Thursday, May 26, 2011

How to:: {Hummus & Tabouli}

Mmmm... Tuesday night's family feast was delicious!

Unfortunately it was mostly eaten before I thought about taking photos, however, I took a picture of my 'leftover plate' at lunch yesterday in between Miss Daisy's demands for 'more, more!'

Both of these are super easy to make if you have an electric mixer. You could do the tabouli by hand and I used to do the hummus in my blender, so don't despair if you don't have an electric mixer! There are lots of options! 


Here's how to make yummy hummus, this recipe has been tweaked a little from the recipe in {donna hay | modern classics book 1} We tend to add a little extra garlic and cumin (as detailed in my recipe below)

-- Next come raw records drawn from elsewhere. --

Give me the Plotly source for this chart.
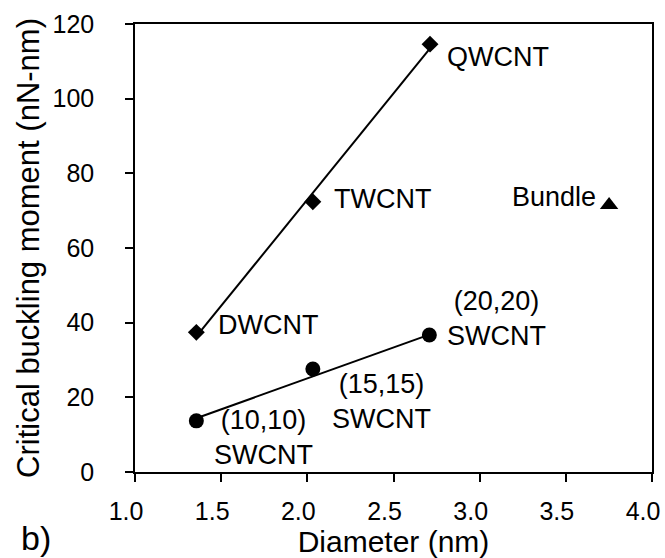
import plotly.graph_objects as go

# Data
mwcnt_d = [1.356, 2.032, 2.712]          # DWCNT, TWCNT, QWCNT diameters (nm)
mwcnt_m = [37.4, 72.4, 114.6]            # critical buckling moment (nN-nm)
mwcnt_fit_x = [1.356, 2.712]
mwcnt_fit_y = [36.3, 113.5]

swcnt_d = [1.356, 2.032, 2.708]          # (10,10), (15,15), (20,20)
swcnt_m = [13.7, 27.6, 36.7]
swcnt_fit_x = [1.356, 2.708]
swcnt_fit_y = [14.4, 36.8]

bundle_d = [3.751]
bundle_m = [71.5]

x_ticks = [1.0, 1.5, 2.0, 2.5, 3.0, 3.5, 4.0]
x_tick_labels = ["1.0", "1.5", "2.0", "2.5", "3.0", "3.5", "4.0"]
y_ticks = [0, 20, 40, 60, 80, 100, 120]

labels = [
    # text, x, y, xanchor
    ("QWCNT", 2.799, 111.2, "left"),
    ("TWCNT", 2.143, 73.1, "left"),
    ("DWCNT", 1.472, 39.4, "left"),
    ("(20,20)<br>SWCNT", 3.100, 41.0, "center"),
    ("(15,15)<br>SWCNT", 2.428, 19.0, "center"),
    ("(10,10)<br>SWCNT", 1.745, 9.2, "center"),
    ("Bundle", 3.685, 73.7, "right"),
]

FONT = "Liberation Sans, Arial, sans-serif"

fig = go.Figure()
fig.add_trace(go.Scatter(x=mwcnt_fit_x, y=mwcnt_fit_y, mode="lines",
                         line=dict(color="black", width=2), showlegend=False,
                         hoverinfo="skip"))
fig.add_trace(go.Scatter(x=swcnt_fit_x, y=swcnt_fit_y, mode="lines",
                         line=dict(color="black", width=2), showlegend=False,
                         hoverinfo="skip"))
fig.add_trace(go.Scatter(x=mwcnt_d, y=mwcnt_m, mode="markers",
                         marker=dict(symbol="diamond", size=13, color="black"),
                         showlegend=False))
fig.add_trace(go.Scatter(x=swcnt_d, y=swcnt_m, mode="markers",
                         marker=dict(symbol="circle", size=15, color="black"),
                         showlegend=False))
fig.add_trace(go.Scatter(x=bundle_d, y=bundle_m, mode="markers",
                         marker=dict(symbol="triangle-up", size=16, color="black"),
                         showlegend=False))

for text, x, y, xa in labels:
    fig.add_annotation(x=x, y=y, xref="x", yref="y", text=text, showarrow=False,
                       xanchor=xa, yanchor="middle", align="center",
                       font=dict(family=FONT, size=27, color="black"))

axis_common = dict(
    showline=True, linecolor="black", linewidth=1.5, mirror=True,
    ticks="outside", ticklen=8, tickwidth=1.5, tickcolor="black",
    showgrid=False, zeroline=False, automargin=False,
    tickfont=dict(family=FONT, size=25, color="black"),
)

fig.update_xaxes(range=[1.0, 4.0], tickvals=x_ticks, ticktext=x_tick_labels,
                 ticklabelshift=-9,
                 title=dict(text="Diameter (nm)", font=dict(family=FONT, size=30, color="black"),
                            standoff=1),
                 ticklabelstandoff=8, **axis_common)
fig.update_yaxes(range=[0, 120], tickvals=y_ticks,
                 title=dict(text="Critical buckling moment (nN-nm)",
                            font=dict(family=FONT, size=31, color="black"), standoff=4),
                 ticklabelstandoff=26, **axis_common)

W, H = 665, 558
ML, MR, MT, MB = 134.5, 12.7, 24.3, 86
fig.update_layout(
    width=W, height=H,
    margin=dict(l=ML, r=MR, t=MT, b=MB, autoexpand=False),
    plot_bgcolor="white", paper_bgcolor="white",
    font=dict(family=FONT, color="black"),
)

# "b)" panel label, placed at pixel (35, 538) expressed in paper coordinates
fig.add_annotation(x=(35 - ML) / (W - ML - MR), y=(H - MB - 538) / (H - MT - MB),
                   xref="paper", yref="paper", text="b)", showarrow=False,
                   xanchor="center", yanchor="middle",
                   font=dict(family=FONT, size=34, color="black"))

fig.write_html("out.html")
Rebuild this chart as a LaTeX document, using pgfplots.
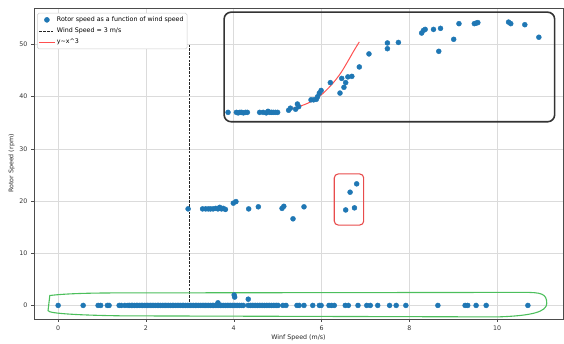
\documentclass[border=0pt]{standalone}
\usepackage{fontspec}
\setmainfont{DejaVu Sans}
\usepackage{pgfplots}
\pgfplotsset{compat=1.18}
\definecolor{mplblue}{HTML}{1F77B4}
\definecolor{curvered}{HTML}{FF5050}
\definecolor{boxgreen}{HTML}{4CBF5C}
\definecolor{boxred}{HTML}{E84C4C}
\definecolor{boxblack}{HTML}{333333}
\newcommand{\sz}{\fontsize{6.3}{7.4}\selectfont}
\begin{document}
\begin{tikzpicture}
\begin{axis}[
  scale only axis, width=529pt, height=311pt,
  xmin=-0.55, xmax=11.5, ymin=-2.6, ymax=57.0,
  xtick={0,2,4,6,8,10}, ytick={0,10,20,30,40,50},
  grid=major, grid style={black!14, line width=0.6pt},
  axis line style={black!70, line width=0.6pt},
  tick align=outside, tick pos=left, major tick length=3pt,
  major tick style={black!70, line width=0.5pt},
  /pgf/number format/assume math mode=true,
  tick label style={font=\sz, text=black!80},
  xlabel={Winf Speed (m/s)}, ylabel={Rotor Speed (rpm)},
  label style={font=\sz, text=black!85},
  xlabel style={yshift=2pt},
  ylabel style={yshift=-2pt},
  legend cell align=left,
  legend image code/.code={\draw[mark repeat=2,mark phase=2,#1] plot coordinates {(0pt,0pt) (7.5pt,0pt) (15pt,0pt)};},
  legend style={at={(0.006,0.984)}, anchor=north west, font=\sz, draw=black!20, rounded corners=1.5pt, fill=white, inner sep=1.5pt, row sep=1pt, line width=0.5pt},
]
% scatter: rotor speed vs wind speed
\addplot[only marks, mark=*, mark size=2.5pt, mark options={fill=mplblue, draw=mplblue}] coordinates {
(0.00,0) (0.57,0) (0.91,0) (0.97,0) (1.12,0) (1.16,0) (1.39,0) (1.44,0) (1.52,0)
(1.59,0) (1.63,0) (1.67,0) (1.70,0) (1.74,0) (1.78,0) (1.81,0) (1.85,0) (1.89,0) (1.92,0)
(1.96,0) (2.00,0) (2.03,0) (2.07,0) (2.11,0) (2.14,0) (2.18,0) (2.22,0) (2.26,0) (2.29,0)
(2.33,0) (2.37,0) (2.41,0) (2.44,0) (2.48,0) (2.52,0) (2.56,0) (2.60,0) (2.63,0) (2.67,0)
(2.71,0) (2.75,0) (2.79,0) (2.83,0) (2.86,0) (2.90,0) (2.94,0) (2.98,0) (3.01,0) (3.05,0)
(3.09,0) (3.13,0) (3.16,0) (3.20,0) (3.24,0) (3.28,0) (3.32,0) (3.35,0) (3.39,0) (3.43,0)
(3.47,0) (3.51,0) (3.54,0) (3.58,0) (3.62,0) (3.66,0) (3.70,0) (3.73,0) (3.77,0) (3.81,0)
(3.85,0) (3.89,0) (3.93,0) (3.97,0) (4.01,0) (4.05,0) (4.09,0) (4.13,0) (4.18,0) (4.22,0)
(4.33,0) (4.38,0) (4.42,0) (4.46,0) (4.50,0) (4.54,0) (4.58,0) (4.62,0) (4.66,0) (4.70,0)
(4.74,0) (4.78,0) (4.82,0) (4.86,0) (4.90,0) (4.94,0) (4.98,0) (5.01,0)
(5.12,0) (5.19,0) (5.44,0) (5.49,0) (5.60,0) (5.80,0) (5.95,0) (5.99,0) (6.17,0) (6.23,0)
(6.29,0) (6.54,0) (6.61,0) (6.83,0) (7.03,0) (7.11,0) (7.28,0) (7.55,0) (7.70,0) (7.92,0)
(8.65,0) (9.27,0) (9.33,0) (9.52,0) (9.75,0) (10.70,0)
(4.01,2.0) (4.02,1.6) (4.33,1.2) (3.64,0.5)
(2.96,18.5) (3.29,18.5) (3.36,18.5) (3.42,18.5) (3.47,18.5) (3.53,18.5) (3.59,18.6) (3.64,18.5)
(3.68,18.8) (3.72,18.5) (3.76,18.6) (3.81,18.4) (3.99,19.6) (4.05,19.9) (4.34,18.5) (4.56,18.9)
(5.10,18.6) (5.14,19.0) (5.35,16.6) (5.60,18.9)
(6.55,18.3) (6.75,18.7) (6.65,21.7) (6.80,23.3)
(3.87,37.0) (4.06,37.0) (4.10,36.9) (4.14,37.0) (4.18,37.0) (4.22,36.9) (4.27,37.0) (4.31,37.0)
(4.59,37.0) (4.67,37.0) (4.74,36.9) (4.78,37.2) (4.82,37.0) (4.86,37.0) (4.90,37.0) (4.95,37.0) (5.00,37.0)
(5.25,37.4) (5.29,37.8) (5.41,37.6) (5.45,38.6) (5.48,38.1) (5.76,39.4) (5.82,39.4) (5.88,39.5)
(5.91,40.0) (5.95,40.7) (5.99,41.2) (6.20,42.7) (6.42,40.7) (6.46,43.5) (6.51,41.8) (6.55,42.7)
(6.60,43.8) (6.69,43.9) (6.86,45.7) (7.08,48.2) (7.50,50.3) (7.50,49.2) (7.75,50.4)
(8.28,52.2) (8.32,52.7) (8.36,52.9) (8.55,52.9) (8.67,48.7) (8.71,53.1) (9.01,51.0) (9.13,54.0)
(9.48,54.0) (9.52,54.1) (9.56,54.2) (10.26,54.3) (10.31,54.0) (10.63,53.8) (10.95,51.4)
};
\addlegendentry{Rotor speed as a function of wind speed}
\addplot[black!85, line width=0.8pt, dash pattern=on 2.6pt off 1.2pt] coordinates {(3,0) (3,50)};
\addlegendentry{Wind Speed = 3 m/s}
\addplot[curvered, line width=1pt, smooth] coordinates {
(5.24,37.6) (5.40,37.9) (5.55,38.3) (5.70,38.8) (5.85,39.5) (6.00,40.4)
(6.15,41.6) (6.30,43.0) (6.45,44.7) (6.60,46.8) (6.75,49.0) (6.86,50.5)
};
\addlegendentry{y\textasciitilde x\textasciicircum 3}
% annotations
\draw[boxblack, line width=1.6pt, rounded corners=7pt] (axis cs:3.78,35.2) rectangle (axis cs:11.31,56.2);
\draw[boxred, line width=1.1pt, rounded corners=4pt] (axis cs:6.29,15.4) rectangle (axis cs:6.96,25.2);
\draw[boxgreen, line width=1.1pt] (axis cs:-0.19,1.9) .. controls (axis cs:0.2,2.3) and (axis cs:0.8,2.4) .. (axis cs:1.5,2.4)
  -- (axis cs:10.6,2.5) .. controls (axis cs:11.0,2.5) and (axis cs:11.13,2.3) .. (axis cs:11.13,0.4)
  .. controls (axis cs:11.13,-1.2) and (axis cs:10.8,-2.0) .. (axis cs:10.0,-2.2)
  -- (axis cs:1.5,-2.0) .. controls (axis cs:0.6,-1.9) and (axis cs:-0.22,-1.6) .. (axis cs:-0.23,-1.0)
  -- cycle;
\end{axis}
\pgfresetboundingbox
\path[use as bounding box] ([shift={(-34pt,-25pt)}]current axis.south west) rectangle ([shift={(1pt,8pt)}]current axis.north east);
\end{tikzpicture}
\end{document}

process 400g drained canned chickpeas, 3 tablespoons tahini, 3 tablespoons lemon juice, 1/4 cup water, 2 tsp cumin, 2 gloves garlic, sea salt and cracked pepper in a food processor until combined. With the motor running, gradually pour in 2 tablespoons olive oil, processing until just smooth. Serve with tabouli.
Makes 1 3/4 cups.



I noticed that most tabouli recipes I've seen have the same ingredients and even the same proportions of each ingredient. This one is straight off the packet of Bourghal and is typical of what you'd find online and in recipe books. The only change is, I have found scraping the seeds from the tomato before processing helps to keep the mix from becoming too wet (I forgot to do that this time.)

Soak 1 cup *bourghal in 2-3 cups water for 1 hour. 
In food processor combine 4 shallots, 2 tomatoes (seeded), 1 cup mint, 1 1/2 cups parsley, 1 Tbsp olive oil, 2 Tbsp lemon juice.
Strain the bourghal and stir through the processed ingredients. Add mixture of oil and lemon. Stir, season to taste and enjoy!


*Bourghal is a cracked wheat product popular in middle eastern dishes. It is usually in the health food aisle at grocery stores or available in your health food shop. It is high in dietary fibre.

We served the hummus and tabouli with a salad of spinach leaves, cherry tomatoes, cucumber and Australian fetta; as well as lamb and wholemeal lebanese bread. Yum!

Yesterday we had Cuban Chicken in the slow cooker and it was GREAT! We're using the leftovers to make some yummy Enchilada's tonight. A slight change of plans but we still had salad/lamb leftovers for lunches so opted to use the Cuban Chicken for another dinner! Easy!